[Charts and diagrams as code]
****

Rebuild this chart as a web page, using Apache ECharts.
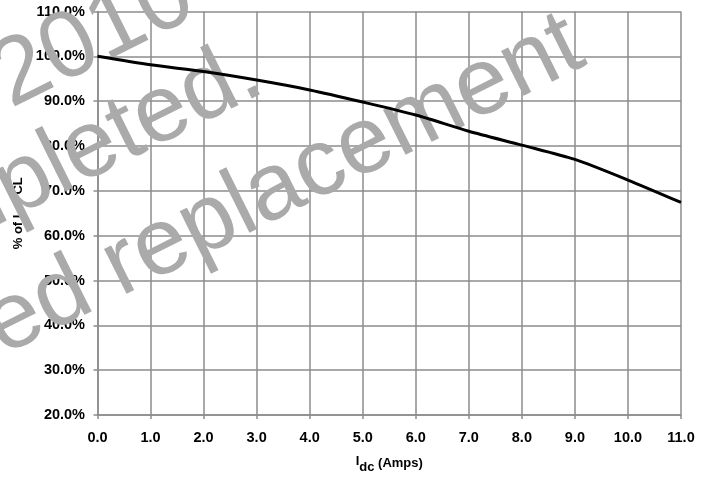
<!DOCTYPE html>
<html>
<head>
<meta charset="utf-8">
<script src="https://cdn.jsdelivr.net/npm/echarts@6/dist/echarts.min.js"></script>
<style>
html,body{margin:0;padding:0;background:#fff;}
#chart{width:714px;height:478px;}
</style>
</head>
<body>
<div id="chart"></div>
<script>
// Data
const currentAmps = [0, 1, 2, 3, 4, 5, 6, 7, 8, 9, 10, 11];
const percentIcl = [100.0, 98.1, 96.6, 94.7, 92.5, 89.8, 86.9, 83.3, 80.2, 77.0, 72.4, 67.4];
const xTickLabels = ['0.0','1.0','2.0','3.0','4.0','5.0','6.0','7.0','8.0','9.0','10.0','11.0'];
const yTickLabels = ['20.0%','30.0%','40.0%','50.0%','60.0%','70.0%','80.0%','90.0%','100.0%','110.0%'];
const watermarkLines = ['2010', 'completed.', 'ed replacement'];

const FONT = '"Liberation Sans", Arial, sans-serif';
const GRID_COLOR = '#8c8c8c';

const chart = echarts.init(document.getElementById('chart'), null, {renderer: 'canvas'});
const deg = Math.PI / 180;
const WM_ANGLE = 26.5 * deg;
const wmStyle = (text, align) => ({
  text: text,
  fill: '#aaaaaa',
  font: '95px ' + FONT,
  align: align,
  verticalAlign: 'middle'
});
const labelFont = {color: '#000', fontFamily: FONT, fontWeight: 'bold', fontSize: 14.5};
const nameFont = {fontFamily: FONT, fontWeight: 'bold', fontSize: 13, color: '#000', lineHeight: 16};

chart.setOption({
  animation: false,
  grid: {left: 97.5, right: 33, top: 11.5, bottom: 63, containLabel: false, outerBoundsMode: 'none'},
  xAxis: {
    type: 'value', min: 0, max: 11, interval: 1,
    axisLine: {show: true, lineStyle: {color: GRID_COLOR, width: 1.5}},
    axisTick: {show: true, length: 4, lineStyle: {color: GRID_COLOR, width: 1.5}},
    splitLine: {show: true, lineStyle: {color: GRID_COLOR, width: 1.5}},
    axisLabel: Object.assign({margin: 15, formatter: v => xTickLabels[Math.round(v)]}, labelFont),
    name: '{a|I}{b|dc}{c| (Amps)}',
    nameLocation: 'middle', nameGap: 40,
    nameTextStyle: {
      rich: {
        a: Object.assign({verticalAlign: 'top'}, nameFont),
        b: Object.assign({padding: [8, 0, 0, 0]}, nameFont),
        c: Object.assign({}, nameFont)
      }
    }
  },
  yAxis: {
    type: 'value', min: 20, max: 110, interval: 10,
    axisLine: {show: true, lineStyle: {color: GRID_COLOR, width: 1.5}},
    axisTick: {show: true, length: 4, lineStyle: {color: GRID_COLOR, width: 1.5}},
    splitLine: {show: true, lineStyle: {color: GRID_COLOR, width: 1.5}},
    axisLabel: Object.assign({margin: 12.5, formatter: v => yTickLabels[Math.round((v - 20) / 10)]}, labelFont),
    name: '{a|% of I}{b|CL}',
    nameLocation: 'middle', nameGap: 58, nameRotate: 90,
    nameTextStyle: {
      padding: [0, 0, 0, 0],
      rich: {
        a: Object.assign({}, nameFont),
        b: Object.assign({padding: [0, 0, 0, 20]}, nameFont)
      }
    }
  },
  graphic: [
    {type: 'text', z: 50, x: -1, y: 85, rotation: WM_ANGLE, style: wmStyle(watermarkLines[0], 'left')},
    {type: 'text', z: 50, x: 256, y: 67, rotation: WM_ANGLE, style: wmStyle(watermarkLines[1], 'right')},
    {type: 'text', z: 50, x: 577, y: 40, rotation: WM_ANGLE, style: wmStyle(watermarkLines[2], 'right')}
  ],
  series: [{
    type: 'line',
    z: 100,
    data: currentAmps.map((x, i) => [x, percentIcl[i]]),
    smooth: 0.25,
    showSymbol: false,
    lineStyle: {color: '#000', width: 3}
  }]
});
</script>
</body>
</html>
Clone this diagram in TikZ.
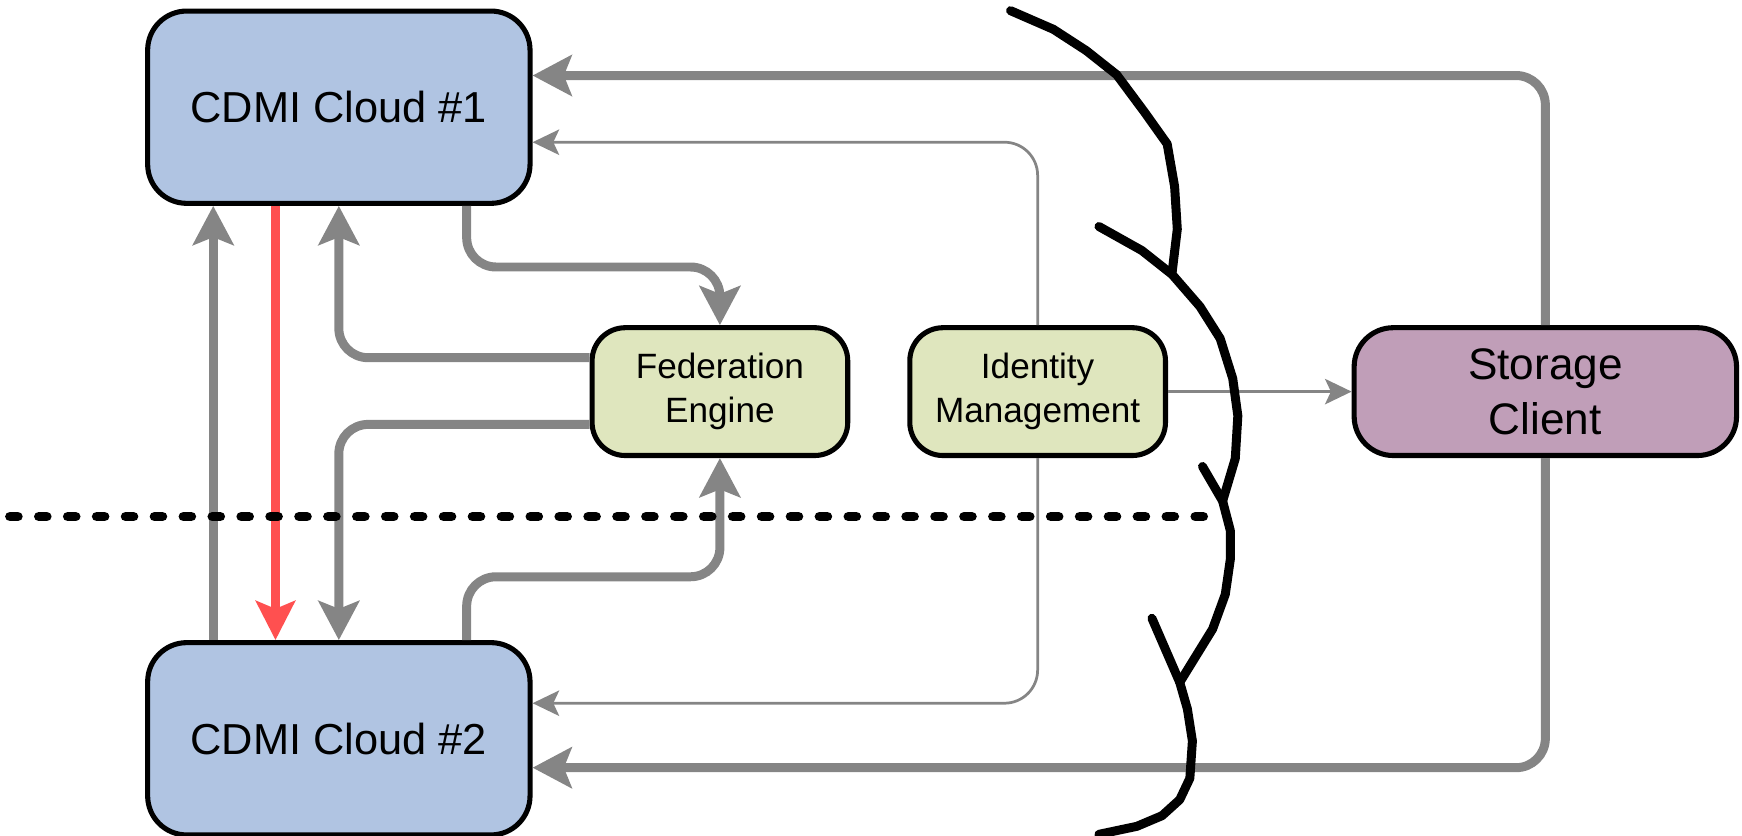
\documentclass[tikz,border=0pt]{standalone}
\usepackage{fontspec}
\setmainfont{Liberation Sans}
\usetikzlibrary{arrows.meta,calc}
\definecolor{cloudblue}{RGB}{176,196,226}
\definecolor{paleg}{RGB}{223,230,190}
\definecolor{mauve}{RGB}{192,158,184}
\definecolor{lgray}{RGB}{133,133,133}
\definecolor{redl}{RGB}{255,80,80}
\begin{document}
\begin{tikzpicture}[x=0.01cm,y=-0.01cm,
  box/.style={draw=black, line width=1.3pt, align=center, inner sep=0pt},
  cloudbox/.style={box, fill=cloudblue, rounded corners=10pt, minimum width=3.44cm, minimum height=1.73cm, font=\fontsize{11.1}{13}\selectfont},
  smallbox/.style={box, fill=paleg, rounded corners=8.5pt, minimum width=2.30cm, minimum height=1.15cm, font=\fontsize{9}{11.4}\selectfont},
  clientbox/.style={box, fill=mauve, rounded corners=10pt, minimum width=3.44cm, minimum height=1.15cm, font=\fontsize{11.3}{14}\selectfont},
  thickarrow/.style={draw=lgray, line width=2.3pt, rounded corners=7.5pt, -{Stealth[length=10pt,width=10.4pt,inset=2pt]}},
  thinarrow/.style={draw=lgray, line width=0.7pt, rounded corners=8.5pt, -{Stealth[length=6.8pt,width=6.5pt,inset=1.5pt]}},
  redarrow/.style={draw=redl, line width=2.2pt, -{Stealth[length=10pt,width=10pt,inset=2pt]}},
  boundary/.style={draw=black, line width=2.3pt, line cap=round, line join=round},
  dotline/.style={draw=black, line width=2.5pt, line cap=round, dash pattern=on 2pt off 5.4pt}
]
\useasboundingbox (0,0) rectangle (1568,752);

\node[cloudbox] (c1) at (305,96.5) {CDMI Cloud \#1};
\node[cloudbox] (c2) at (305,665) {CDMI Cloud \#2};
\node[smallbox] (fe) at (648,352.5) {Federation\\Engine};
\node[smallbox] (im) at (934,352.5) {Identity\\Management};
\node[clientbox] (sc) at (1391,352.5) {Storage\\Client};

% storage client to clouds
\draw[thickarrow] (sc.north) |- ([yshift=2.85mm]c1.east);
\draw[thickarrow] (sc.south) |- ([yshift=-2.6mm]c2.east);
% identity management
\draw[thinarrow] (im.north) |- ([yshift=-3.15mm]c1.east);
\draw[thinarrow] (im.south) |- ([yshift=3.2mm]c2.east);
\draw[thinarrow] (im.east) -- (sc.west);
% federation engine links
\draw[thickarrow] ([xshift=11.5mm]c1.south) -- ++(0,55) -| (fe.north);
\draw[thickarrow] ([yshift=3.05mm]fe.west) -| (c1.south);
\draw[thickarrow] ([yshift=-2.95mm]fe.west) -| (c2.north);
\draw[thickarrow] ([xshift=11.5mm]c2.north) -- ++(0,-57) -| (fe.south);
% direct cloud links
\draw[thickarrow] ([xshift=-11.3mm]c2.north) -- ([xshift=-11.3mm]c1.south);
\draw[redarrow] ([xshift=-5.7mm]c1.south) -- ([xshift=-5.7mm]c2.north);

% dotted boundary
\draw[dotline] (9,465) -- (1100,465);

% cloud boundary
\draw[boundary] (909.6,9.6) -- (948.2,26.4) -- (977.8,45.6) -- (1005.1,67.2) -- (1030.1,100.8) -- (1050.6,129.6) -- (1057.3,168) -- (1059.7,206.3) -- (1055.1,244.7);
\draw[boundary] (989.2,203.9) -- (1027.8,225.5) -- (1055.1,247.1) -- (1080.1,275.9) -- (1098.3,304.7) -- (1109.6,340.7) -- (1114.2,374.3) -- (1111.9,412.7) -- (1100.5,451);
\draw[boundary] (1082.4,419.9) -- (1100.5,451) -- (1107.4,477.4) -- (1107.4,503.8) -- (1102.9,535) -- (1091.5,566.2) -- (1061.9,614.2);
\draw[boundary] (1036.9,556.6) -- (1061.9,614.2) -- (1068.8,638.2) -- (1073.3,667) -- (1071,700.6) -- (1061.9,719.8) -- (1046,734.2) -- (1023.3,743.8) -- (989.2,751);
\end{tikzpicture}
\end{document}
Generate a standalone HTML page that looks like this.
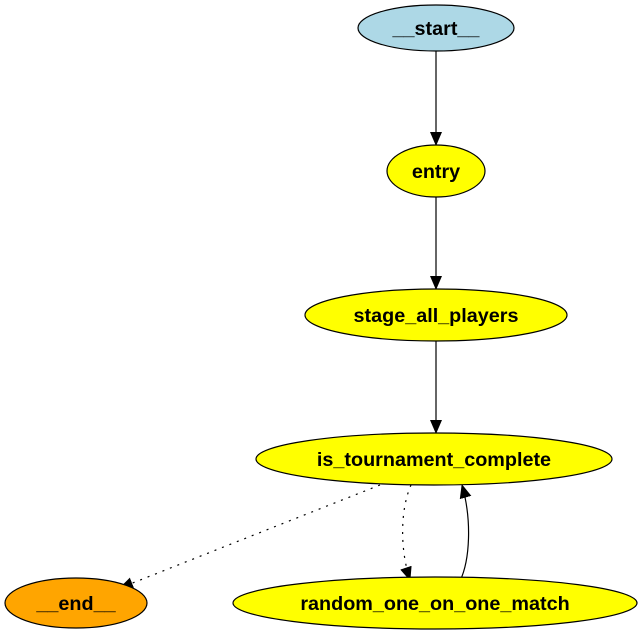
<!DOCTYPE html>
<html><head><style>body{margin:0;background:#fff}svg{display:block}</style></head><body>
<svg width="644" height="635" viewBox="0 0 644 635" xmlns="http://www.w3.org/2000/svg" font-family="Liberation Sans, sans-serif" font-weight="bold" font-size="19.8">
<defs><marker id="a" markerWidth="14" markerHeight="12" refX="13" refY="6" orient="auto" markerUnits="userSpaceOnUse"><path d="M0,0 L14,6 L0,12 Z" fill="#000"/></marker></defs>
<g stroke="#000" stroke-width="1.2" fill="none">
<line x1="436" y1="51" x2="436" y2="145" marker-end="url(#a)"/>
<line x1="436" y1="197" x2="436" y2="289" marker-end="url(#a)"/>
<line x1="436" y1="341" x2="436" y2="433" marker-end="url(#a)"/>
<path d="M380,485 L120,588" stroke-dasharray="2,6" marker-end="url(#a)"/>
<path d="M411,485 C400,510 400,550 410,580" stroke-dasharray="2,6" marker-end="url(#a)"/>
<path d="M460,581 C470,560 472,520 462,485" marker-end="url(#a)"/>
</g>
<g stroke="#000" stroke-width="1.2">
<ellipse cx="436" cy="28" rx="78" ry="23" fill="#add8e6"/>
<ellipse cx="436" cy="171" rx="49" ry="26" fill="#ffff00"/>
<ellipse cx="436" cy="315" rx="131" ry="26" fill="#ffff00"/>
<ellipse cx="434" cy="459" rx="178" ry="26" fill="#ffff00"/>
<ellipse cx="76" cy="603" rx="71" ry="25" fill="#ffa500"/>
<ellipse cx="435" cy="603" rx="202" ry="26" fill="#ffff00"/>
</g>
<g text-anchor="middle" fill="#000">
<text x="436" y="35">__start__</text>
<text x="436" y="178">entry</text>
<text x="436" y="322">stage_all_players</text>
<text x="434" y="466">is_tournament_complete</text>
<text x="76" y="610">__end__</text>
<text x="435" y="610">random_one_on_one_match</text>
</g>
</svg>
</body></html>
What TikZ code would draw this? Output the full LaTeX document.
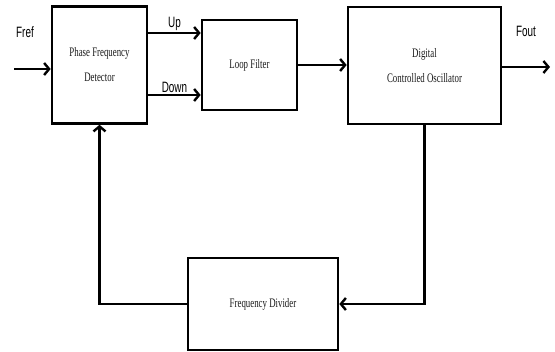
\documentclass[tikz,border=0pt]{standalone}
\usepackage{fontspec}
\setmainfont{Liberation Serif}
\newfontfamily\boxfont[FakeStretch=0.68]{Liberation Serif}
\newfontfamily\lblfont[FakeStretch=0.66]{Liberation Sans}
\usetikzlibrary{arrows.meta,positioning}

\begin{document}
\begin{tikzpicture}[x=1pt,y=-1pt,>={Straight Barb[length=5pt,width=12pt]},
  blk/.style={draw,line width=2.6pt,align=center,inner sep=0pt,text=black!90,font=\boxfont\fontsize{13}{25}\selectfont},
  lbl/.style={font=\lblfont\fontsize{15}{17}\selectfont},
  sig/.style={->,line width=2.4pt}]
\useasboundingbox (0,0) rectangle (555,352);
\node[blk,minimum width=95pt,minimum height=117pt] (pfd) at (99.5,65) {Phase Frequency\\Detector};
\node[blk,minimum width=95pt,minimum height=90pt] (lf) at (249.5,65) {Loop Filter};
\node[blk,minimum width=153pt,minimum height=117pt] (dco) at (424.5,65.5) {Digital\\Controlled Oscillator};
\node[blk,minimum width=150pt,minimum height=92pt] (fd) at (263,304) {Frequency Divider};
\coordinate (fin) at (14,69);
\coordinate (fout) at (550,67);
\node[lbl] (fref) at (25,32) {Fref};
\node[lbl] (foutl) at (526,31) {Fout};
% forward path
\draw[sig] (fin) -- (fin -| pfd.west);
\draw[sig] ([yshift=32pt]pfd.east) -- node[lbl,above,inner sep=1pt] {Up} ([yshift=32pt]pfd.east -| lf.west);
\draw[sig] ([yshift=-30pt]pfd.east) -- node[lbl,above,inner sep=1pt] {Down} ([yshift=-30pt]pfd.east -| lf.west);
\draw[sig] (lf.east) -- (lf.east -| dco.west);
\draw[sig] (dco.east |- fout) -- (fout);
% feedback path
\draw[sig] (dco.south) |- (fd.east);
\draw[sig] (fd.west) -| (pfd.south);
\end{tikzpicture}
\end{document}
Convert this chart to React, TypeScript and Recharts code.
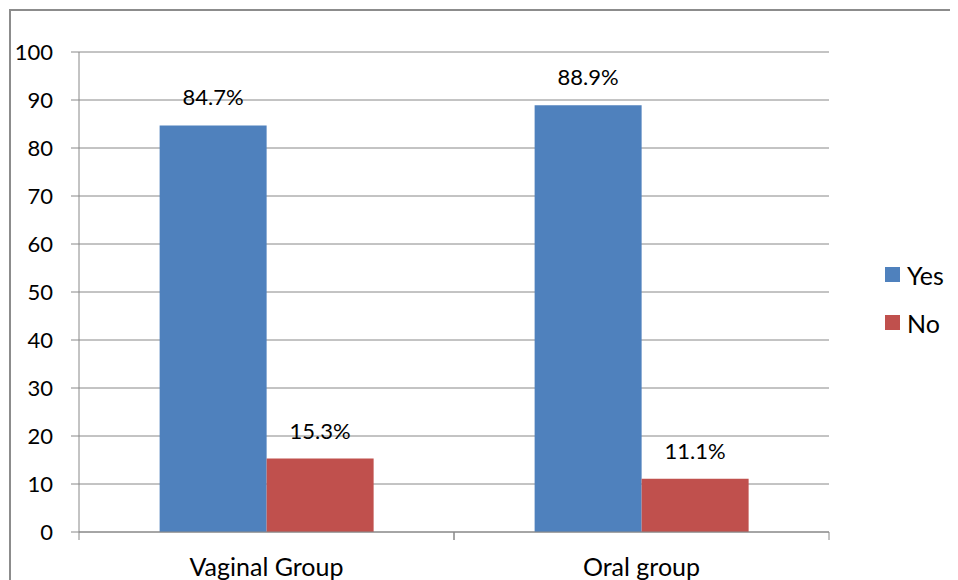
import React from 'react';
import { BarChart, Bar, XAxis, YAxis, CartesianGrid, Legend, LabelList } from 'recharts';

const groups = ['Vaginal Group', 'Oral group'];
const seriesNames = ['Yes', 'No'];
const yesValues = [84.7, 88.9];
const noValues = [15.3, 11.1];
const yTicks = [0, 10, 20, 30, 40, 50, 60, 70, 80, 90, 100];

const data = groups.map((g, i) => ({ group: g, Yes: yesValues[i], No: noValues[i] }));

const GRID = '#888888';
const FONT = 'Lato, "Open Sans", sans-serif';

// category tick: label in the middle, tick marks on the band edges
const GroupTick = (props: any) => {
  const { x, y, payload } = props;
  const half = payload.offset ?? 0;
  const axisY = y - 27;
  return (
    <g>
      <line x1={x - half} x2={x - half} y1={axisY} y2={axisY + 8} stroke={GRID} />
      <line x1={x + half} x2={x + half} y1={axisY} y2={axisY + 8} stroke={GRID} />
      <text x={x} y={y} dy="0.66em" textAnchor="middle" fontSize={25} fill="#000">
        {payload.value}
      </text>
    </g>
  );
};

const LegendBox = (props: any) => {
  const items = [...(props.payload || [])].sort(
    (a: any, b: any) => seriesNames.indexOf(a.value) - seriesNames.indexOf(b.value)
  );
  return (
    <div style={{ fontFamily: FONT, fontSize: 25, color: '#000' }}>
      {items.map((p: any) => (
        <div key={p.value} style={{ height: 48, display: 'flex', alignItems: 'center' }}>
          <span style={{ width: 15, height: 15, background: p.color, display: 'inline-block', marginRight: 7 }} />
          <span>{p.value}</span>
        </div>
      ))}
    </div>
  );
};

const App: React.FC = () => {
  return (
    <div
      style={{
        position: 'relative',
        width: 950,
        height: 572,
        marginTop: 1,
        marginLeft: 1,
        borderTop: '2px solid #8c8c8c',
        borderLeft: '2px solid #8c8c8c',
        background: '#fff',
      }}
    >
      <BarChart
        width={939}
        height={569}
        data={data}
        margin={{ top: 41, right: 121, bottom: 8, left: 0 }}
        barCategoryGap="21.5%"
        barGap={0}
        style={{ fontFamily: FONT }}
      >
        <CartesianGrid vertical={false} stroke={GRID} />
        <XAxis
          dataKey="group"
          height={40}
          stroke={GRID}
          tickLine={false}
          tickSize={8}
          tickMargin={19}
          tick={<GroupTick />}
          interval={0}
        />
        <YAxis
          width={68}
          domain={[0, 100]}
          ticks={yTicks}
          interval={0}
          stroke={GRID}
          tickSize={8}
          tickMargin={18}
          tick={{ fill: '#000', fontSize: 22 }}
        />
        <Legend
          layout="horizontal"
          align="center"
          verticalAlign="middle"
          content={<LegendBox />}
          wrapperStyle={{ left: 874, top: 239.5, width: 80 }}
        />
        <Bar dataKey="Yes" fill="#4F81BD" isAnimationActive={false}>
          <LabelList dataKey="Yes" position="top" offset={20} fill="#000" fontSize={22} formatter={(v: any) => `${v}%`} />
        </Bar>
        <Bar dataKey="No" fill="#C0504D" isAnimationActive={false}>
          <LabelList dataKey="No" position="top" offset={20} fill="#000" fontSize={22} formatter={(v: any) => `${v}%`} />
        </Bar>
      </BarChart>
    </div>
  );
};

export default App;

****

= Job =
Only the lines from the one holding "Clone this diagram in TikZ." to the one holding "(sc) at (1391,352.5)" should be returned, both included and exactly as written, with no pictures.

= Answer below =
Clone this diagram in TikZ.
\documentclass[tikz,border=0pt]{standalone}
\usepackage{fontspec}
\setmainfont{Liberation Sans}
\usetikzlibrary{arrows.meta,calc}
\definecolor{cloudblue}{RGB}{176,196,226}
\definecolor{paleg}{RGB}{223,230,190}
\definecolor{mauve}{RGB}{192,158,184}
\definecolor{lgray}{RGB}{133,133,133}
\definecolor{redl}{RGB}{255,80,80}
\begin{document}
\begin{tikzpicture}[x=0.01cm,y=-0.01cm,
  box/.style={draw=black, line width=1.3pt, align=center, inner sep=0pt},
  cloudbox/.style={box, fill=cloudblue, rounded corners=10pt, minimum width=3.44cm, minimum height=1.73cm, font=\fontsize{11.1}{13}\selectfont},
  smallbox/.style={box, fill=paleg, rounded corners=8.5pt, minimum width=2.30cm, minimum height=1.15cm, font=\fontsize{9}{11.4}\selectfont},
  clientbox/.style={box, fill=mauve, rounded corners=10pt, minimum width=3.44cm, minimum height=1.15cm, font=\fontsize{11.3}{14}\selectfont},
  thickarrow/.style={draw=lgray, line width=2.3pt, rounded corners=7.5pt, -{Stealth[length=10pt,width=10.4pt,inset=2pt]}},
  thinarrow/.style={draw=lgray, line width=0.7pt, rounded corners=8.5pt, -{Stealth[length=6.8pt,width=6.5pt,inset=1.5pt]}},
  redarrow/.style={draw=redl, line width=2.2pt, -{Stealth[length=10pt,width=10pt,inset=2pt]}},
  boundary/.style={draw=black, line width=2.3pt, line cap=round, line join=round},
  dotline/.style={draw=black, line width=2.5pt, line cap=round, dash pattern=on 2pt off 5.4pt}
]
\useasboundingbox (0,0) rectangle (1568,752);

\node[cloudbox] (c1) at (305,96.5) {CDMI Cloud \#1};
\node[cloudbox] (c2) at (305,665) {CDMI Cloud \#2};
\node[smallbox] (fe) at (648,352.5) {Federation\\Engine};
\node[smallbox] (im) at (934,352.5) {Identity\\Management};
\node[clientbox] (sc) at (1391,352.5) {Storage\\Client};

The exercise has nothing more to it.